[Written exercise]:
Retype each line of the material exactly, please, skipping any picture in it.
***** Given information *****
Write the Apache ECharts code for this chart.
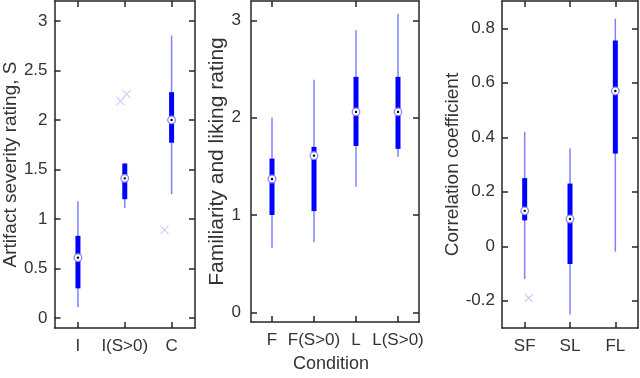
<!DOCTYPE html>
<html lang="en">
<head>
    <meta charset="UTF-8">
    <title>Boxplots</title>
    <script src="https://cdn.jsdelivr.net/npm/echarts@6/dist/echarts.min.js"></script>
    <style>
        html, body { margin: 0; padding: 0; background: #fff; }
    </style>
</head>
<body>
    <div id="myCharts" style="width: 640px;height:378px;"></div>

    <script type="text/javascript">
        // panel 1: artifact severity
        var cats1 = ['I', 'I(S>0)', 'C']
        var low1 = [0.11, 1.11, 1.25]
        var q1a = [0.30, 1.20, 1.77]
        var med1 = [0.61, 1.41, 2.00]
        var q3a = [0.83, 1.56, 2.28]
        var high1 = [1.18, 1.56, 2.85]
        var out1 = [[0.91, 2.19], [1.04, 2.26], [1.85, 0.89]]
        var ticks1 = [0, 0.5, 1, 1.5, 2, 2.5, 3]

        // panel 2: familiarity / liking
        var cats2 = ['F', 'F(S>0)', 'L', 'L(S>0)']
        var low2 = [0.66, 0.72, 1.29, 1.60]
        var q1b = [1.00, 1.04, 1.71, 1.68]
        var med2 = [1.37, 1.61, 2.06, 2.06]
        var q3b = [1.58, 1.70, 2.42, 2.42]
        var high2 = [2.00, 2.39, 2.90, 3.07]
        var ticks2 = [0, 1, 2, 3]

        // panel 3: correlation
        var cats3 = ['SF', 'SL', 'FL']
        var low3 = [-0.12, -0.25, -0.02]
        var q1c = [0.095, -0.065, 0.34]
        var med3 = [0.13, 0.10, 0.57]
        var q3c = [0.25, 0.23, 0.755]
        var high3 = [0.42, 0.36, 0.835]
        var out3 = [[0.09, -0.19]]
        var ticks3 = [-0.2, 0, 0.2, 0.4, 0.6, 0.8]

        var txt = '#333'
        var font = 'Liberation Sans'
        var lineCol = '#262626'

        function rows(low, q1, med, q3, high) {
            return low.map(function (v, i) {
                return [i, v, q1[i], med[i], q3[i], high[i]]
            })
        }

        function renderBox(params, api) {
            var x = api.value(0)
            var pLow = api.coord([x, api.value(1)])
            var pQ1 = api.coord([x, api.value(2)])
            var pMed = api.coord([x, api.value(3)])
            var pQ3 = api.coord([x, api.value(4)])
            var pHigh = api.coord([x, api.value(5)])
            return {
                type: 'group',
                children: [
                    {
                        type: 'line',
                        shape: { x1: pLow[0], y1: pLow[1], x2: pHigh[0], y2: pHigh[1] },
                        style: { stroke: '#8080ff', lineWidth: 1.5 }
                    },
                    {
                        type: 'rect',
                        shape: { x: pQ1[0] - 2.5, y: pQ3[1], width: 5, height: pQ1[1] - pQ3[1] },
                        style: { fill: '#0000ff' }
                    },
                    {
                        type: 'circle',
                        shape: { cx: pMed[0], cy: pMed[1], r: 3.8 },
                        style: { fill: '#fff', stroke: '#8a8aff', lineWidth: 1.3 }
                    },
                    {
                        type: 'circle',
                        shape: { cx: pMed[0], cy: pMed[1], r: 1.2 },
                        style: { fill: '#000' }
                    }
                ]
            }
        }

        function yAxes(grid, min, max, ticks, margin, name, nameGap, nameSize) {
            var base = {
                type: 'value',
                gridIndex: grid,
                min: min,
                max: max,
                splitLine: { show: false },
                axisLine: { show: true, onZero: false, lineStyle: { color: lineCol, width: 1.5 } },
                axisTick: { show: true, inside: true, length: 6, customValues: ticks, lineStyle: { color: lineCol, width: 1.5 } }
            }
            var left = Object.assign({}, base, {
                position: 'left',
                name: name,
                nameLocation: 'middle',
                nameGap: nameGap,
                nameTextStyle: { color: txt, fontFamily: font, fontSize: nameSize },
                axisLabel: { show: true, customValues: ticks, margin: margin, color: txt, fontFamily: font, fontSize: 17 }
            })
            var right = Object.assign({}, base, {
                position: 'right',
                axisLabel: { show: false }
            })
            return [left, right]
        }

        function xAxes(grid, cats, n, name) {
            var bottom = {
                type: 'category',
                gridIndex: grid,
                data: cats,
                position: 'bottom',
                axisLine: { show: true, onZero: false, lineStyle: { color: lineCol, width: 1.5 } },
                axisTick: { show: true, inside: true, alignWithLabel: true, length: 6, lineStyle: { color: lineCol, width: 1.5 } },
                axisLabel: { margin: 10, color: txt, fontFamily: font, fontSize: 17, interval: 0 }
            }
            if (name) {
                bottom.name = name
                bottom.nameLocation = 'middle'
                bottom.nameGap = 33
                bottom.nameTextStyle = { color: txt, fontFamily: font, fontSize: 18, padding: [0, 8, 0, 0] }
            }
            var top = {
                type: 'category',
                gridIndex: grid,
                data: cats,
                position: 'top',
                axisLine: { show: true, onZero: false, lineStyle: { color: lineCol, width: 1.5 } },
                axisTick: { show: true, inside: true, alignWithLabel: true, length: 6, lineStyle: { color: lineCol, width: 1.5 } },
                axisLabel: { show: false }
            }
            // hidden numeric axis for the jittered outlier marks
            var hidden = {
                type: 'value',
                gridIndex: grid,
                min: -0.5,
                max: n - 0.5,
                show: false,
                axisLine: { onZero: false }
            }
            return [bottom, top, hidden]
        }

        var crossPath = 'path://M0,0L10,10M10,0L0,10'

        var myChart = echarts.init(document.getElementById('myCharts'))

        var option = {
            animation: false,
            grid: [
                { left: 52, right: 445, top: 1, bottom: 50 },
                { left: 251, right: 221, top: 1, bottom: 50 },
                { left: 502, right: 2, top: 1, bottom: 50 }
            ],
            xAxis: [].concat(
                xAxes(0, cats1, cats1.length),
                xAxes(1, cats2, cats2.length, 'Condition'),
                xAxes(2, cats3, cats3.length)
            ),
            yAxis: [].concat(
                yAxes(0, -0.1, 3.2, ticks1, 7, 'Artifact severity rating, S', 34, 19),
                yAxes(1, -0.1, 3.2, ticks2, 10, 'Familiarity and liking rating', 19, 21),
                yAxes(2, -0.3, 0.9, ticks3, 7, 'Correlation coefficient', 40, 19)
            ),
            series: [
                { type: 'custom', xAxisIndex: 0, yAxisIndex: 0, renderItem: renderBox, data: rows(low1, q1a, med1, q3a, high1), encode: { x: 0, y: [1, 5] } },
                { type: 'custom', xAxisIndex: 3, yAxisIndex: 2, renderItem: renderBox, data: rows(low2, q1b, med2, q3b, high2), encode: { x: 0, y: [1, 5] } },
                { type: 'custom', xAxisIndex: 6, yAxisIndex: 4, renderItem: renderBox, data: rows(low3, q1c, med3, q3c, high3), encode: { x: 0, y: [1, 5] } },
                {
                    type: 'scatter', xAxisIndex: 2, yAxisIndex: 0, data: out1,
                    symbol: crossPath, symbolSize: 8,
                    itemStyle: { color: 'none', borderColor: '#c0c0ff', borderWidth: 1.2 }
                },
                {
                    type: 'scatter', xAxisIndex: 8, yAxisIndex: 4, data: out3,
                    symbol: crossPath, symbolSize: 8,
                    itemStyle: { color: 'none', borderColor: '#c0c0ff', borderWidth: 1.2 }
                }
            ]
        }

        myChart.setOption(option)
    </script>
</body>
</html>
*****
[Task result]:
Write the Apache ECharts code for this chart.
<!DOCTYPE html>
<html lang="en">
<head>
    <meta charset="UTF-8">
    <title>Boxplots</title>
    <script src="https://cdn.jsdelivr.net/npm/echarts@6/dist/echarts.min.js"></script>
    <style>
        html, body { margin: 0; padding: 0; background: #fff; }
    </style>
</head>
<body>
    <div id="myCharts" style="width: 640px;height:378px;"></div>

    <script type="text/javascript">
        // panel 1: artifact severity
        var cats1 = ['I', 'I(S>0)', 'C']
        var low1 = [0.11, 1.11, 1.25]
        var q1a = [0.30, 1.20, 1.77]
        var med1 = [0.61, 1.41, 2.00]
        var q3a = [0.83, 1.56, 2.28]
        var high1 = [1.18, 1.56, 2.85]
        var out1 = [[0.91, 2.19], [1.04, 2.26], [1.85, 0.89]]
        var ticks1 = [0, 0.5, 1, 1.5, 2, 2.5, 3]

        // panel 2: familiarity / liking
        var cats2 = ['F', 'F(S>0)', 'L', 'L(S>0)']
        var low2 = [0.66, 0.72, 1.29, 1.60]
        var q1b = [1.00, 1.04, 1.71, 1.68]
        var med2 = [1.37, 1.61, 2.06, 2.06]
        var q3b = [1.58, 1.70, 2.42, 2.42]
        var high2 = [2.00, 2.39, 2.90, 3.07]
        var ticks2 = [0, 1, 2, 3]

        // panel 3: correlation
        var cats3 = ['SF', 'SL', 'FL']
        var low3 = [-0.12, -0.25, -0.02]
        var q1c = [0.095, -0.065, 0.34]
        var med3 = [0.13, 0.10, 0.57]
        var q3c = [0.25, 0.23, 0.755]
        var high3 = [0.42, 0.36, 0.835]
        var out3 = [[0.09, -0.19]]
        var ticks3 = [-0.2, 0, 0.2, 0.4, 0.6, 0.8]

        var txt = '#333'
        var font = 'Liberation Sans'
        var lineCol = '#262626'

        function rows(low, q1, med, q3, high) {
            return low.map(function (v, i) {
                return [i, v, q1[i], med[i], q3[i], high[i]]
            })
        }

        function renderBox(params, api) {
            var x = api.value(0)
            var pLow = api.coord([x, api.value(1)])
            var pQ1 = api.coord([x, api.value(2)])
            var pMed = api.coord([x, api.value(3)])
            var pQ3 = api.coord([x, api.value(4)])
            var pHigh = api.coord([x, api.value(5)])
            return {
                type: 'group',
                children: [
                    {
                        type: 'line',
                        shape: { x1: pLow[0], y1: pLow[1], x2: pHigh[0], y2: pHigh[1] },
                        style: { stroke: '#8080ff', lineWidth: 1.5 }
                    },
                    {
                        type: 'rect',
                        shape: { x: pQ1[0] - 2.5, y: pQ3[1], width: 5, height: pQ1[1] - pQ3[1] },
                        style: { fill: '#0000ff' }
                    },
                    {
                        type: 'circle',
                        shape: { cx: pMed[0], cy: pMed[1], r: 3.8 },
                        style: { fill: '#fff', stroke: '#8a8aff', lineWidth: 1.3 }
                    },
                    {
                        type: 'circle',
                        shape: { cx: pMed[0], cy: pMed[1], r: 1.2 },
                        style: { fill: '#000' }
                    }
                ]
            }
        }

        function yAxes(grid, min, max, ticks, margin, name, nameGap, nameSize) {
            var base = {
                type: 'value',
                gridIndex: grid,
                min: min,
                max: max,
                splitLine: { show: false },
                axisLine: { show: true, onZero: false, lineStyle: { color: lineCol, width: 1.5 } },
                axisTick: { show: true, inside: true, length: 6, customValues: ticks, lineStyle: { color: lineCol, width: 1.5 } }
            }
            var left = Object.assign({}, base, {
                position: 'left',
                name: name,
                nameLocation: 'middle',
                nameGap: nameGap,
                nameTextStyle: { color: txt, fontFamily: font, fontSize: nameSize },
                axisLabel: { show: true, customValues: ticks, margin: margin, color: txt, fontFamily: font, fontSize: 17 }
            })
            var right = Object.assign({}, base, {
                position: 'right',
                axisLabel: { show: false }
            })
            return [left, right]
        }

        function xAxes(grid, cats, n, name) {
            var bottom = {
                type: 'category',
                gridIndex: grid,
                data: cats,
                position: 'bottom',
                axisLine: { show: true, onZero: false, lineStyle: { color: lineCol, width: 1.5 } },
                axisTick: { show: true, inside: true, alignWithLabel: true, length: 6, lineStyle: { color: lineCol, width: 1.5 } },
                axisLabel: { margin: 10, color: txt, fontFamily: font, fontSize: 17, interval: 0 }
            }
            if (name) {
                bottom.name = name
                bottom.nameLocation = 'middle'
                bottom.nameGap = 33
                bottom.nameTextStyle = { color: txt, fontFamily: font, fontSize: 18, padding: [0, 8, 0, 0] }
            }
            var top = {
                type: 'category',
                gridIndex: grid,
                data: cats,
                position: 'top',
                axisLine: { show: true, onZero: false, lineStyle: { color: lineCol, width: 1.5 } },
                axisTick: { show: true, inside: true, alignWithLabel: true, length: 6, lineStyle: { color: lineCol, width: 1.5 } },
                axisLabel: { show: false }
            }
            // hidden numeric axis for the jittered outlier marks
            var hidden = {
                type: 'value',
                gridIndex: grid,
                min: -0.5,
                max: n - 0.5,
                show: false,
                axisLine: { onZero: false }
            }
            return [bottom, top, hidden]
        }

        var crossPath = 'path://M0,0L10,10M10,0L0,10'

        var myChart = echarts.init(document.getElementById('myCharts'))

        var option = {
            animation: false,
            grid: [
                { left: 52, right: 445, top: 1, bottom: 50 },
                { left: 251, right: 221, top: 1, bottom: 50 },
                { left: 502, right: 2, top: 1, bottom: 50 }
            ],
            xAxis: [].concat(
                xAxes(0, cats1, cats1.length),
                xAxes(1, cats2, cats2.length, 'Condition'),
                xAxes(2, cats3, cats3.length)
            ),
            yAxis: [].concat(
                yAxes(0, -0.1, 3.2, ticks1, 7, 'Artifact severity rating, S', 34, 19),
                yAxes(1, -0.1, 3.2, ticks2, 10, 'Familiarity and liking rating', 19, 21),
                yAxes(2, -0.3, 0.9, ticks3, 7, 'Correlation coefficient', 40, 19)
            ),
            series: [
                { type: 'custom', xAxisIndex: 0, yAxisIndex: 0, renderItem: renderBox, data: rows(low1, q1a, med1, q3a, high1), encode: { x: 0, y: [1, 5] } },
                { type: 'custom', xAxisIndex: 3, yAxisIndex: 2, renderItem: renderBox, data: rows(low2, q1b, med2, q3b, high2), encode: { x: 0, y: [1, 5] } },
                { type: 'custom', xAxisIndex: 6, yAxisIndex: 4, renderItem: renderBox, data: rows(low3, q1c, med3, q3c, high3), encode: { x: 0, y: [1, 5] } },
                {
                    type: 'scatter', xAxisIndex: 2, yAxisIndex: 0, data: out1,
                    symbol: crossPath, symbolSize: 8,
                    itemStyle: { color: 'none', borderColor: '#c0c0ff', borderWidth: 1.2 }
                },
                {
                    type: 'scatter', xAxisIndex: 8, yAxisIndex: 4, data: out3,
                    symbol: crossPath, symbolSize: 8,
                    itemStyle: { color: 'none', borderColor: '#c0c0ff', borderWidth: 1.2 }
                }
            ]
        }

        myChart.setOption(option)
    </script>
</body>
</html>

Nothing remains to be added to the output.